Not fair of God, you say? Consider this: Every single child who is born after the rapture will spend eternity with God the Father. None will have reached the age of accountability by the time Jesus Christ brings this decaying, dying world to an end as recorded in Revelation 19:11. For those who are thinking ahead of me, I realize that children who go into the millennium under the age of accountability will have to make the decision to accept Christ for salvation at some point.

As stated in the beginning of the article, God’s very character is at stake in the matter of whether ALL children (below the age of accountability) will go to be with Jesus at the electrifying moment of rapture.
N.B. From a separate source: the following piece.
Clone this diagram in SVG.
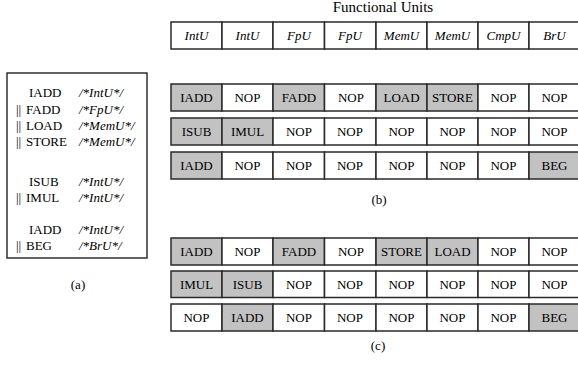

What, exactly, is wrapped up in 1 Corinthians 7:14 is a matter for another study. But, this much the overall context of God’s Word, when speaking to salvation matters—plainly, and loudly proclaims. The Bible teaches that the individual’s position in Christ, not his or her position in the physical family here on earth, determines the final disposition of the eternal soul. The rapture is an eternal matter, wrapped up in God’s salvation guarantee. And, it is a guarantee to the individual, not to the corporate –even though the collective will go as the Bride of Christ, the Church.

Every child below the age of accountability –including those in the womb—will go to be with Jesus when He steps out on the clouds of glory and shouts: “Come up here!”